_GIVEN EXERCISE:_ Copy out each line containing "this" from the entries below.

_RECORD SET:_
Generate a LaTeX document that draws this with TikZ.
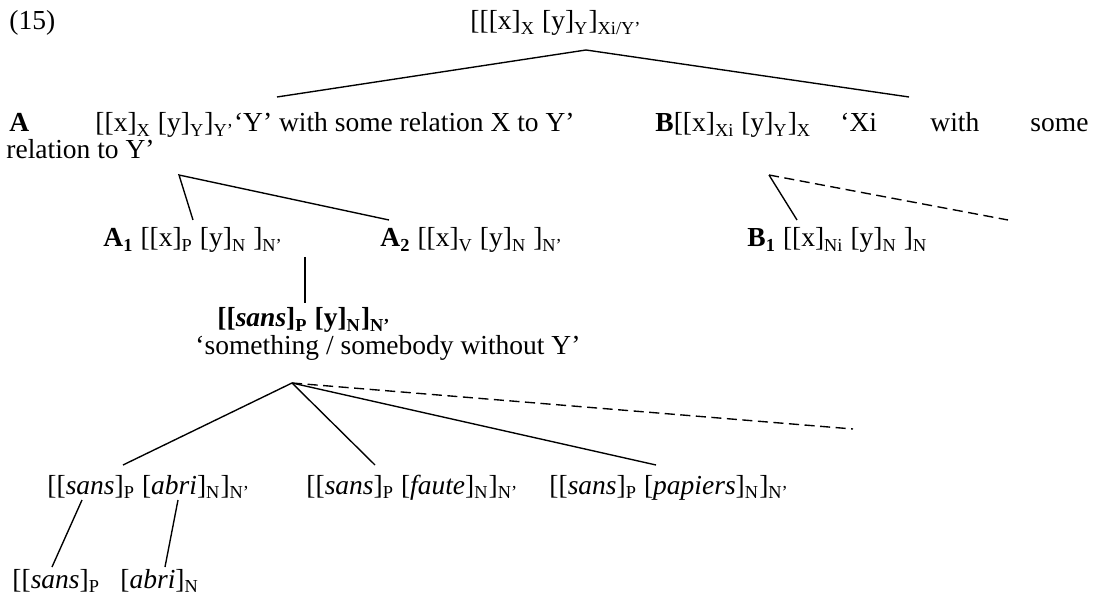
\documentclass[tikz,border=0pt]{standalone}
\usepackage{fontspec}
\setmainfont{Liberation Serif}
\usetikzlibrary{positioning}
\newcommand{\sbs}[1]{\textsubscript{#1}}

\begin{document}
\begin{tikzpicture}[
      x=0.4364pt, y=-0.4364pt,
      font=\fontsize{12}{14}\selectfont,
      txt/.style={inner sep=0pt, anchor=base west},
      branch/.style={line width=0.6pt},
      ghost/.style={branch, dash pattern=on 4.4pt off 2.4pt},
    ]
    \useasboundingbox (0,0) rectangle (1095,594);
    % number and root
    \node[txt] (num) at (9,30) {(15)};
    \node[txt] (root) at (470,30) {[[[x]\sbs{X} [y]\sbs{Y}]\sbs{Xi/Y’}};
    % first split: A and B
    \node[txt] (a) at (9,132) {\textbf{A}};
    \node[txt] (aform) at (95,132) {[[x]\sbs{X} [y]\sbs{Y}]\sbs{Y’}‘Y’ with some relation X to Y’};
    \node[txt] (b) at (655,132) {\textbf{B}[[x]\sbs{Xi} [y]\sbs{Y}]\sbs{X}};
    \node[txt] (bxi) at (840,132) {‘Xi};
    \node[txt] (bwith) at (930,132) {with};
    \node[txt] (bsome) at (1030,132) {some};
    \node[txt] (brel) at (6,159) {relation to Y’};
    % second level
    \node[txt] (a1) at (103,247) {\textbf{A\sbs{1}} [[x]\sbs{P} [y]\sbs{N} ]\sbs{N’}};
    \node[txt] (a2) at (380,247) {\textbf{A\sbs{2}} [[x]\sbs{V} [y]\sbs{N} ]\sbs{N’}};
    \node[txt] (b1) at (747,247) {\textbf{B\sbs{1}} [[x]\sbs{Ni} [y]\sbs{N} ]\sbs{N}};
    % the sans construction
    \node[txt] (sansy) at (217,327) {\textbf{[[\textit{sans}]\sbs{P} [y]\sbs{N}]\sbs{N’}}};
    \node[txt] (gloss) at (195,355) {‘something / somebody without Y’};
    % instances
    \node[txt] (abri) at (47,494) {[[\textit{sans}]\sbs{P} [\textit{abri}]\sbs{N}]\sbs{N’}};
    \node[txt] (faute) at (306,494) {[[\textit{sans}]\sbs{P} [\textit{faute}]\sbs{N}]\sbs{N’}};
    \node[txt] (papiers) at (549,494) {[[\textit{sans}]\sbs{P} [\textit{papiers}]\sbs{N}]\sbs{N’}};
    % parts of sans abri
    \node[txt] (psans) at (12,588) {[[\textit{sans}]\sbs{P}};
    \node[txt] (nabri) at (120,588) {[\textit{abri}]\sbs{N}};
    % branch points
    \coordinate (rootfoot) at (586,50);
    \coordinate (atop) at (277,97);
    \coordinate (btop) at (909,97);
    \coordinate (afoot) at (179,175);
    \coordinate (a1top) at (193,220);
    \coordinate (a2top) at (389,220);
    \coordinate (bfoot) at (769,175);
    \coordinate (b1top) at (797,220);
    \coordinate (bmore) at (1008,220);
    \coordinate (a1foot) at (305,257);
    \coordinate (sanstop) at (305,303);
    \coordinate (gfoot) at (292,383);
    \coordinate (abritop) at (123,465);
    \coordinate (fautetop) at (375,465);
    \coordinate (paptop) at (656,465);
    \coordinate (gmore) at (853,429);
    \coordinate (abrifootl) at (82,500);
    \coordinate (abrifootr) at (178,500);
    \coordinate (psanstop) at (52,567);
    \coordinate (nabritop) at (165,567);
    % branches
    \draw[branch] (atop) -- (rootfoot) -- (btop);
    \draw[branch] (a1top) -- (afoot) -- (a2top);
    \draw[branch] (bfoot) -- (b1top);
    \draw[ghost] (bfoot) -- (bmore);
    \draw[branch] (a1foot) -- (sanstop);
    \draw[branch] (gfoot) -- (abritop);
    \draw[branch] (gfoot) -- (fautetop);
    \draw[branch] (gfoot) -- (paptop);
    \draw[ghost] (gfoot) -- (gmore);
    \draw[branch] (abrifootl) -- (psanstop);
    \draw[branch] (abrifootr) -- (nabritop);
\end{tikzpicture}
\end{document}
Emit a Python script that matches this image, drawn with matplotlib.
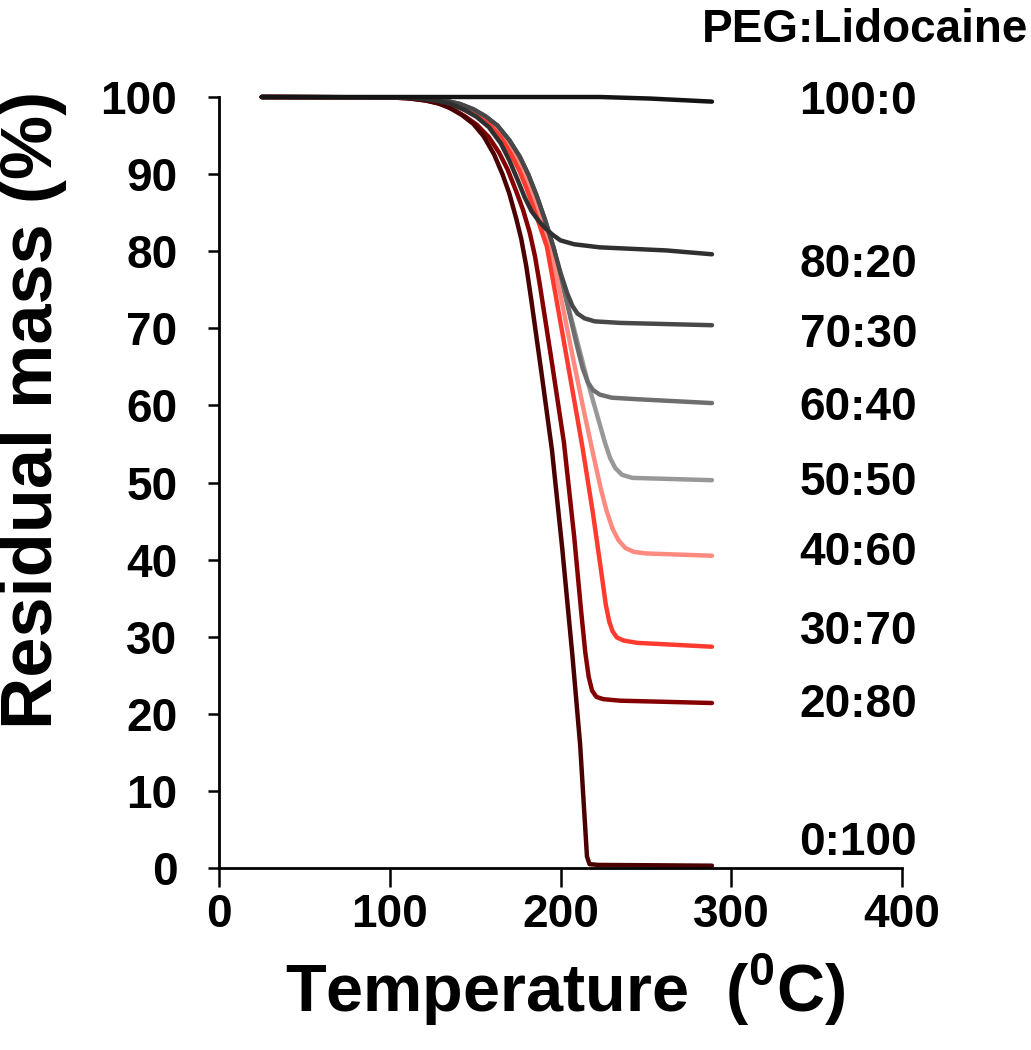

_THE RESPONSE:_
Generate a LaTeX document that draws this with TikZ.
Emit a Python script that matches this image, drawn with matplotlib.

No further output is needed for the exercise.